##### Records supplied #####

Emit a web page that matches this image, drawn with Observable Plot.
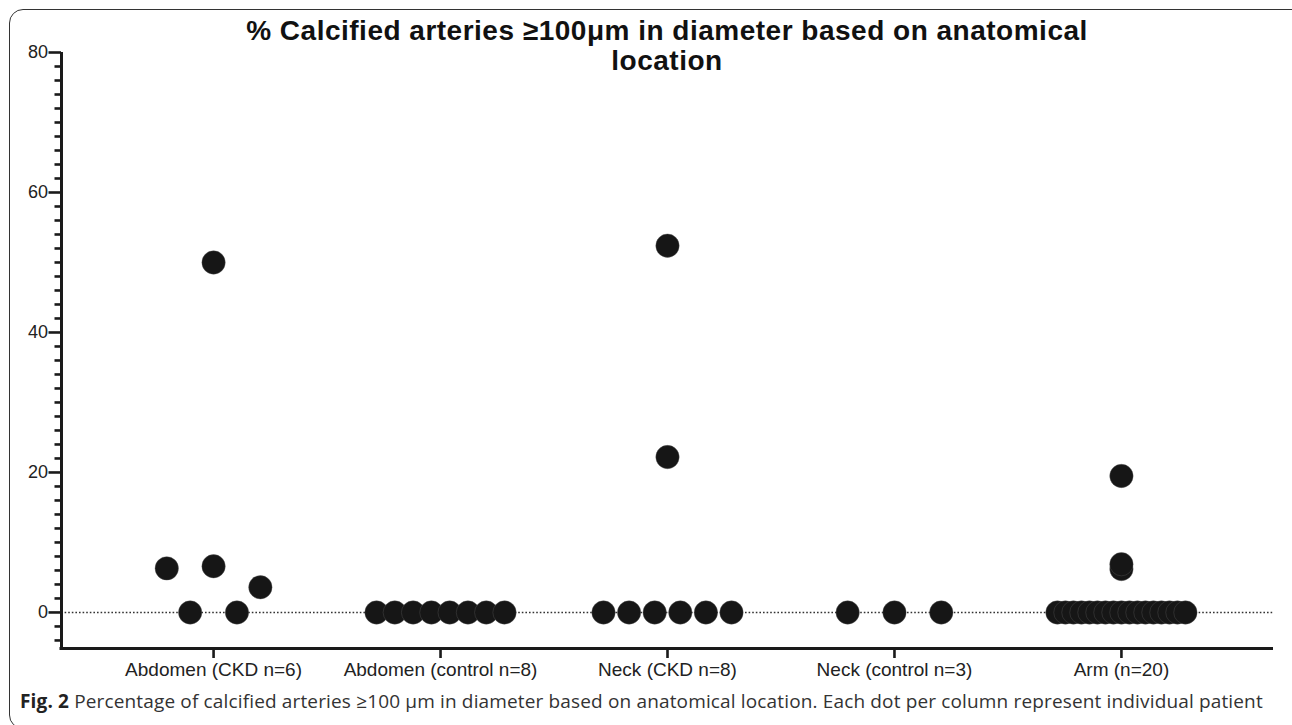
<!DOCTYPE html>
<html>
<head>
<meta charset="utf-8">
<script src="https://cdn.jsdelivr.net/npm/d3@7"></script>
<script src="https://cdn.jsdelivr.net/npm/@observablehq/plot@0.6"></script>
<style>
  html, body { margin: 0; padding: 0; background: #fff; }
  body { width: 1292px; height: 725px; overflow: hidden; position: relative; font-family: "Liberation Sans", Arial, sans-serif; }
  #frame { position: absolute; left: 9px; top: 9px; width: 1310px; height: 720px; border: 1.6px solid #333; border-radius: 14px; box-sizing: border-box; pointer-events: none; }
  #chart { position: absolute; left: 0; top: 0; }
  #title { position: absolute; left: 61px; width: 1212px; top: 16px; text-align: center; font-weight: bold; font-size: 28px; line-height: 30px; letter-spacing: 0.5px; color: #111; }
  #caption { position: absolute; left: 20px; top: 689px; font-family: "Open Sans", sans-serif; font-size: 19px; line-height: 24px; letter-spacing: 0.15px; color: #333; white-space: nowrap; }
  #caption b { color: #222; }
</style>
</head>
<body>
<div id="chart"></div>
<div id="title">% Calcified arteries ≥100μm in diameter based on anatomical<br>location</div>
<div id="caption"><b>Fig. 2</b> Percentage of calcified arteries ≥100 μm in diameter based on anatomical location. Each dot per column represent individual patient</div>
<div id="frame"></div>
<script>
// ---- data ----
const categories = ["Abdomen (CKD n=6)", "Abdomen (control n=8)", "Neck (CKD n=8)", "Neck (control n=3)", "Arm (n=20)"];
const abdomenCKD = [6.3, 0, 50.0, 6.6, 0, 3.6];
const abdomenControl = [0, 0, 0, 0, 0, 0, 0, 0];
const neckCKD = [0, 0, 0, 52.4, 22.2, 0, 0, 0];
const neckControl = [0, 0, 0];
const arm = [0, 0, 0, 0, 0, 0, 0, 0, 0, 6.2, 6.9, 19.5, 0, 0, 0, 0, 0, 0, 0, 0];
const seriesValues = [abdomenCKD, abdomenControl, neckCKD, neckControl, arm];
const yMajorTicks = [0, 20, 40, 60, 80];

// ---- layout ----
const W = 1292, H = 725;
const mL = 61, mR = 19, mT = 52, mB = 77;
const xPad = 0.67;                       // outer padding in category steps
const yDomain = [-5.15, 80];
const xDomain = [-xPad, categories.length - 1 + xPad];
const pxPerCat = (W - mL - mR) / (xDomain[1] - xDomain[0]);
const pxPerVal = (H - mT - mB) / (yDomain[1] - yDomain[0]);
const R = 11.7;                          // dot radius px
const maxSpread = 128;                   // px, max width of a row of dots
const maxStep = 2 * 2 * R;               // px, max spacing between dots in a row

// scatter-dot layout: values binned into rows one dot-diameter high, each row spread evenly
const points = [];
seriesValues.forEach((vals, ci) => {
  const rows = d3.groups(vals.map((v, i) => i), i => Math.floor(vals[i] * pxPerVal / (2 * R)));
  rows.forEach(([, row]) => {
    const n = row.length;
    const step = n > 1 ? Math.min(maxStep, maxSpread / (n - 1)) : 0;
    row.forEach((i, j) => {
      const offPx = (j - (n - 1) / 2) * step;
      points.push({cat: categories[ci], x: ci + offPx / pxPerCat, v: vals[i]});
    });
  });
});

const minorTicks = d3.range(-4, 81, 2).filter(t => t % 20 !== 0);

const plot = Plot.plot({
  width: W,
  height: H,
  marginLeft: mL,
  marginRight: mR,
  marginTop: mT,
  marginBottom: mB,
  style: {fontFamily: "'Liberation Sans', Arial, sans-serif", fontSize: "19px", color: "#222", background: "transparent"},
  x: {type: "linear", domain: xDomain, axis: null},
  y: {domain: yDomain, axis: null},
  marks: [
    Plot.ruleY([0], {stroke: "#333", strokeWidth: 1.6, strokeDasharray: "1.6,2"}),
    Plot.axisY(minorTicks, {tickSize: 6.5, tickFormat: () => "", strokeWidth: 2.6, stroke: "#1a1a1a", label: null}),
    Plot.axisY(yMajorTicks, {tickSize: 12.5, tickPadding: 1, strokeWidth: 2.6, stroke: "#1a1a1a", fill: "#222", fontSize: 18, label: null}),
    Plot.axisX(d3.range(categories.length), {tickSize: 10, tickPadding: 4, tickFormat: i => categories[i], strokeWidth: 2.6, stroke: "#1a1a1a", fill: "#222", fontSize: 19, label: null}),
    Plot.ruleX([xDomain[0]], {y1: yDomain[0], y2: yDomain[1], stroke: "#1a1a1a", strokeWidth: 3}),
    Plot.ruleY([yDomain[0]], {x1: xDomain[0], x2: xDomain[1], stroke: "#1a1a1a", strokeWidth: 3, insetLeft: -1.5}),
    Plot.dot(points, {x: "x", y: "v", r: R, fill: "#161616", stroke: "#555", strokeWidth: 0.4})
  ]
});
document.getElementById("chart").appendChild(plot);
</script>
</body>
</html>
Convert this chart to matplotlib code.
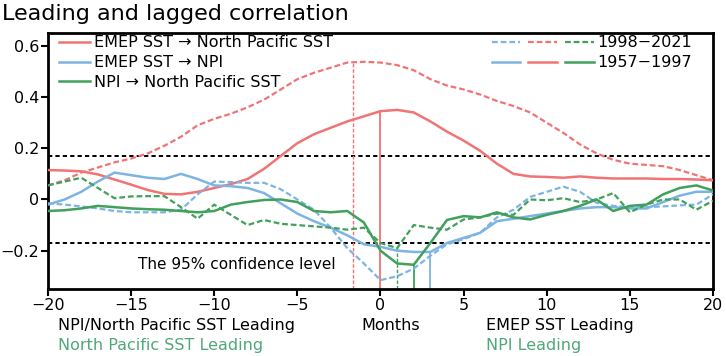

#####

**Problem to solve:** Gather each line in these records that contains the string "this".

**Reply:**
Emit a web page that matches this image, drawn with Observable Plot.
Convert this chart to matplotlib code.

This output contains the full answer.